We still wave Old Glory down at the courthouse

And white lightnin's still the biggest thrill of all

The song might have been intended ironically—who knows?—but it tapped into the spirit of the time.

 An important sub-section of the cultural-resentment theme is fundamentalist Christianity. Both Catholic and Protestant fundamentalists see themselves as threatened in an increasingly secular country, and they strangely view Donald Trump as a barrier against secularism.

 More than two decades after Frank’s book appeared, we can see now that what he described is one of the foundations of the MAGA movement. It doesn’t matter that Trump is a corrupt, amoral, sociopathic billionaire; what matters is that he is seen as leading the battle against cultural collapse.

 Racism

 African slavery, and the racism that was embedded in it, are America’s original sin. Slavery was ended by the Union’s victory in the Civil War, but not racism. After the war, the era of Reconstruction lasted only a short time, and the white South was soon free to institute its murderous regime of Jim Crow. The racism was not confined to the south; most northern whites opposed slavery, but after the war they did not welcome Black people as friends and neighbors. Jim Crow lasted for a hundred years after the end of the war, until the victories of the Civil Rights Movement in the 1960s.

 Those victories were important, but they were incomplete. Part of the problem was that the Civil Rights Movement fractured in competing philosophies of non-violence and inclusion versus black power, and part was that the country’s attention and resources were consumed in the disastrous Vietnam War. The country never became unified in the way that Martin Luther King, Jr. dreamed of. Perhaps the victories could never have been complete because racism was so much a foundation of the culture.

 In the years since the Civil Rights Movement, racism has been complicated and intensified by non-Anglo immigration. In the 1960s, Anglos were 90% of the US population; now they are 60% and headed for a minority. This is another reason why many old-timers feel their country is slipping away from them.

 I don’t want to make this too simple. Anglos are divided, to say the least, on the issue of race. Some non-Anglos are in the MAGA movement, supporting Trump and the Republican Party.

 But racism is fundamental to MAGA. It is central, for example, to the anti-immigration stance. Trump could not have been clearer about this when he wished aloud for more immigrants from Norway, and fewer from the “shithole” countries of the world.

 MAGA would not be MAGA without white racism.

 Income Distribution

 The political effects of the changing income distribution are partially hidden, but I think they may be the most important of all.

 We don’t have good data on income distribution before the Second World War, but for the period since then we do. We can measure who gets what in terms of both income and wealth. [Income is what comes in; wealth is what you have.] They both show the same picture.
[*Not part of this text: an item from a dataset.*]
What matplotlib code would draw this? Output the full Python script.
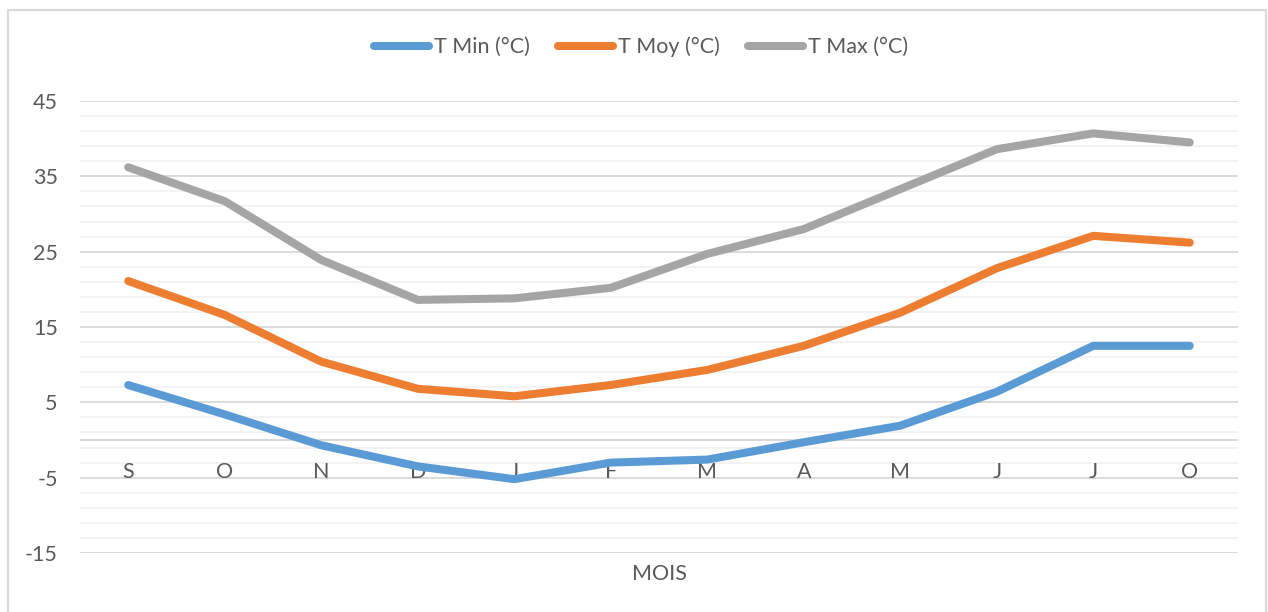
import matplotlib
matplotlib.use("Agg")
import matplotlib.pyplot as plt
from matplotlib.patches import Rectangle
import numpy as np

months = ["S", "O", "N", "D", "J", "F", "M", "A", "M", "J", "J", "O"]
t_min = [7.3, 3.4, -0.7, -3.5, -5.2, -3.0, -2.6, -0.3, 1.9, 6.4, 12.5, 12.5]
t_moy = [21.1, 16.6, 10.4, 6.8, 5.8, 7.3, 9.3, 12.5, 16.9, 22.8, 27.1, 26.2]
t_max = [36.2, 31.7, 23.9, 18.6, 18.8, 20.2, 24.7, 28.0, 33.3, 38.6, 40.7, 39.5]
series_labels = ["T Min (°C)", "T Moy (°C)", "T Max (°C)"]
colors = ["#5B9BD5", "#ED7D31", "#A5A5A5"]
y_major = [-15, -5, 5, 15, 25, 35, 45]

plt.rcParams['font.family'] = ['Lato', 'DejaVu Sans']
plt.rcParams['axes.unicode_minus'] = False
TXT = "#595959"
FS = 15.5
W, H = 1268, 612
fig = plt.figure(figsize=(W / 100, H / 100), dpi=100)
fig.patch.set_facecolor("white")

# chart border
fig.add_artist(Rectangle((8 / W, -0.05), (1266 - 8) / W, 1.05 - 10 / H,
                         transform=fig.transFigure, fill=False,
                         edgecolor="#D9D9D9", linewidth=1.5))

left, right = 80 / W, 1238 / W
bottom, top = 1 - 553 / H, 1 - 101 / H
ax = fig.add_axes([left, bottom, right - left, top - bottom])

x = np.arange(len(months))

ax.set_xlim(-0.5, len(months) - 0.5)
ax.set_ylim(-15, 45)
ax.set_yticks(y_major)
ax.set_yticks(np.arange(-15, 46, 2), minor=True)
ax.grid(axis='y', which='minor', color="#F2F2F2", lw=1.3, zorder=0)
ax.grid(axis='y', which='major', color="#D9D9D9", lw=1.3, zorder=1)
ax.axhline(0, color="#D9D9D9", lw=1.5, zorder=2)

ax.set_xticks(x)
ax.set_xticklabels([])
for s in ["top", "right", "left", "bottom"]:
    ax.spines[s].set_visible(False)
ax.tick_params(axis='x', length=0)
ax.tick_params(axis='y', which='both', length=0, pad=16, labelsize=FS, labelcolor=TXT)

# category labels next to the zero line
for xi, m in zip(x, months):
    ax.annotate(m, xy=(xi, 0), xytext=(0, -16), textcoords='offset points',
                ha='center', va='top', fontsize=FS, color=TXT,
                annotation_clip=False, zorder=2.6)

for vals, lab, col in zip([t_min, t_moy, t_max], series_labels, colors):
    ax.plot(x, vals, color=col, lw=5.8, label=lab,
            solid_capstyle='round', solid_joinstyle='round', zorder=3)

fig.text((80 + 1238) / 2 / W, 1 - 573.5 / H, "MOIS", ha='center', va='center',
         fontsize=FS, color=TXT)

fig.legend(loc='center', bbox_to_anchor=(641 / W, 1 - 47 / H), ncol=3,
           frameon=False, fontsize=FS, handlelength=2.55,
           handletextpad=0.23, columnspacing=1.3, labelcolor=TXT)

fig.savefig("out.png", dpi=100)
In the three decades between the end of the war and about 1975, the gap between the rich and the poor narrowed, and the poverty rate tumbled, not only in the US but in all the countries of the Western world. The “middle class” grew faster than either the rich or the poor. Then the situation reversed. In the half century between 1975 and now, the gap between the rich and the poor rose, and the middle class stopped expanding. A great deal more income and wealth were generated in that half-century, and almost all of it went to the people at the top. Some estimates show that the lower half of the American population enjoyed no increase at all in real income (after discounting for inflation).
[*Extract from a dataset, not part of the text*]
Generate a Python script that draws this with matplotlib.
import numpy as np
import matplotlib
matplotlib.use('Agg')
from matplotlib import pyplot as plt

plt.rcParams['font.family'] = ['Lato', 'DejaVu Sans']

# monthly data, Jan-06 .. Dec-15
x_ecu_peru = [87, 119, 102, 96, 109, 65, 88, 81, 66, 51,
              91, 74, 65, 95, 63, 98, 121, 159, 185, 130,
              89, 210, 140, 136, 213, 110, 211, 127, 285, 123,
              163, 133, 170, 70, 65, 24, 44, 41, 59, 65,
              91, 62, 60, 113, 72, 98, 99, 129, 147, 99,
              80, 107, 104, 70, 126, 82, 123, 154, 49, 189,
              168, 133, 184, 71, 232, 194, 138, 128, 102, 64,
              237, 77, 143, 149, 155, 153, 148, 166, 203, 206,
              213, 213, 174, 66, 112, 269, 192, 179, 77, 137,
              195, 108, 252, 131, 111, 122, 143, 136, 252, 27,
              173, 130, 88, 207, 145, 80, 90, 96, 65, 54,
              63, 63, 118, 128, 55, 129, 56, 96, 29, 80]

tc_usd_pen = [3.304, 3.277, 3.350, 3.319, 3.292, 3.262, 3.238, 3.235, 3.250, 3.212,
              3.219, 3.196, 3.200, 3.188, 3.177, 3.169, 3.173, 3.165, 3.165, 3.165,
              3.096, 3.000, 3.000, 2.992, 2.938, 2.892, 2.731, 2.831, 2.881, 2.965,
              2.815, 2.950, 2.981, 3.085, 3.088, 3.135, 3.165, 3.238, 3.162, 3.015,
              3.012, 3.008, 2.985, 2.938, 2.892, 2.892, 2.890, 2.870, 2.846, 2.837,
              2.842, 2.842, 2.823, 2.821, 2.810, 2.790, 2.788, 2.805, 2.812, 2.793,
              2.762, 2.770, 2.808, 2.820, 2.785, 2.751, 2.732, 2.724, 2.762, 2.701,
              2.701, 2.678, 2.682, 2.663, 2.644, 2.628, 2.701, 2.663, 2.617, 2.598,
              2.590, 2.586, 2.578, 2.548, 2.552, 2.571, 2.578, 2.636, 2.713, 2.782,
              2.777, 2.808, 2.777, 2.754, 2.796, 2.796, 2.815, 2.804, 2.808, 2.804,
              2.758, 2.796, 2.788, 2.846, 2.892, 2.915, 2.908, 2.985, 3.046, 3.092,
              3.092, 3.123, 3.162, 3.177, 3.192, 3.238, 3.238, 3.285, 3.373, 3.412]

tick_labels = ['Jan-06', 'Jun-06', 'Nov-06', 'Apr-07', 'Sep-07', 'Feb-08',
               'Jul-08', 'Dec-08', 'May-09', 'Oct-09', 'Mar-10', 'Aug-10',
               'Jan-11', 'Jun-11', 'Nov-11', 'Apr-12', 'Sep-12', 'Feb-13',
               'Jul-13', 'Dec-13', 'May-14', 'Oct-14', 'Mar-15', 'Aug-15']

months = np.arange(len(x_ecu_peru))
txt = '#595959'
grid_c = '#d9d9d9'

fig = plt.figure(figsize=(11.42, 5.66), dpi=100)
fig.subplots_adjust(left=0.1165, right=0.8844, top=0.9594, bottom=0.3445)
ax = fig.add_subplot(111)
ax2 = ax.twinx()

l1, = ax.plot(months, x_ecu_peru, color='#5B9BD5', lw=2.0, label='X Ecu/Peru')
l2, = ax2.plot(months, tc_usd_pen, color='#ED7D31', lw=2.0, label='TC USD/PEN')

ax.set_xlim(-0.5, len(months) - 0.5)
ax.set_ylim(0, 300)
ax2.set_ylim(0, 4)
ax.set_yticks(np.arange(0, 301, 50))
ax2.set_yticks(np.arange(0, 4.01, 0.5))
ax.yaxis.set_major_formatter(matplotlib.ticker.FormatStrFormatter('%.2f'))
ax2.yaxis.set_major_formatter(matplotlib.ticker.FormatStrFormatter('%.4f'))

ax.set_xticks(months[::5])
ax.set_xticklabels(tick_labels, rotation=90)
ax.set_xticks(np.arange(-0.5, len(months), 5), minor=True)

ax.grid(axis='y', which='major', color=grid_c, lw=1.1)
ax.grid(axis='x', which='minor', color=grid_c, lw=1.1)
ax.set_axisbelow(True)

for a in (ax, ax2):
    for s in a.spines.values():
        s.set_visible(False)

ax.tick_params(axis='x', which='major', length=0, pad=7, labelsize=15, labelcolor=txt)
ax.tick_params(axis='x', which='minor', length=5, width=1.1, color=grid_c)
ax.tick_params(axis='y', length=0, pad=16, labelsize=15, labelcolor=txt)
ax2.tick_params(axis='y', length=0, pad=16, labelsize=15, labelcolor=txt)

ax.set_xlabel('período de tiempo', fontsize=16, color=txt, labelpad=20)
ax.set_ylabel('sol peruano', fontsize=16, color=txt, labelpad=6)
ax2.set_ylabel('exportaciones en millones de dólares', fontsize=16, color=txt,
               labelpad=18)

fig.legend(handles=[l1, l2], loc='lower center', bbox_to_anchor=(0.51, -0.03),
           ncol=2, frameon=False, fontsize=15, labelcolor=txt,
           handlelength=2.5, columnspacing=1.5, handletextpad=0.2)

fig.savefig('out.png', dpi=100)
 Among the many insightful reports on this change, I will mention two.

 The French economist Thomas Piketty’s masterful book, Capital in the 21st Century, documents the transformation in the distribution of wealth in many countries, including the US. Piketty’s view is that the blame for the regressive change in the distribution of wealth lies not so much with right-wing political actors as with underlying economic and technological forces. I won’t go into his argument here (you should read the book), but will only say that if he is right, it will be difficult to turn the trend around. The only policy that he thinks would stand a chance would be a uniform, world-wide, progressive tax on wealth—and you know how likely that is.The sociologist Arlie Hochschild’s Strangers in Their Own Land reports on a semi-rural white community in Louisiana. Her research occurred before the first Trump presidency, but it is clear that her informants would become MAGA supporters. They saw themselves as a column of people slowly climbing a mountain, and when they reached the top they would attain “the American dream.” Recently, however, their progress has been blocked. Why? Because unworthy people have illegitimately been plunked down in front of their column. Who? Minorities, women, immigrants. Representing all of them were the most unworthy of all, Barack and Michelle Obama.

 Hochschild’s story resonates with me. I have been following the data on income distribution and poverty for decades. I have been sure that such a marked change in the composition of the country must have major political consequences, but I have been uncertain what those consequences would be. I hoped that it would lead to a resurgence of the labor movement and the emergence of what some are calling democratic socialism. I am a partisan of Bernie Sanders and the squad. Well, the followers of Bernie Sanders and the squad have had somewhat of a rebirth. The larger political consequence of the rising gap between rich and poor is, however, the opposite. It is the expansion of right-wing populism, the MAGA movement, whose flag bearer is not Bernie Sanders but Donald Trump.

 In summary

 I said at the top that these explanations overlap, and they certainly do. In particular, if Frank is read as saying that cultural resentment is the only cause, he is wrong. Hochschild’s Louisiana respondents saw their blocked progress up the mountainside in economic terms, and their explanation of the blockage was largely racist. Simple explanations of social movements are almost always…too simple.

 It is important, however, to try to understand the basis of our current political catastrophe. I have no doubt it is a catastrophe. Even if the elections turn out better in the future, the damage will be lasting. If they don’t turn out better, we could be heading towards fascism. I think that the basis is a combination of cultural resentment, racism and a growing, unbridgeable gap between rich and poor.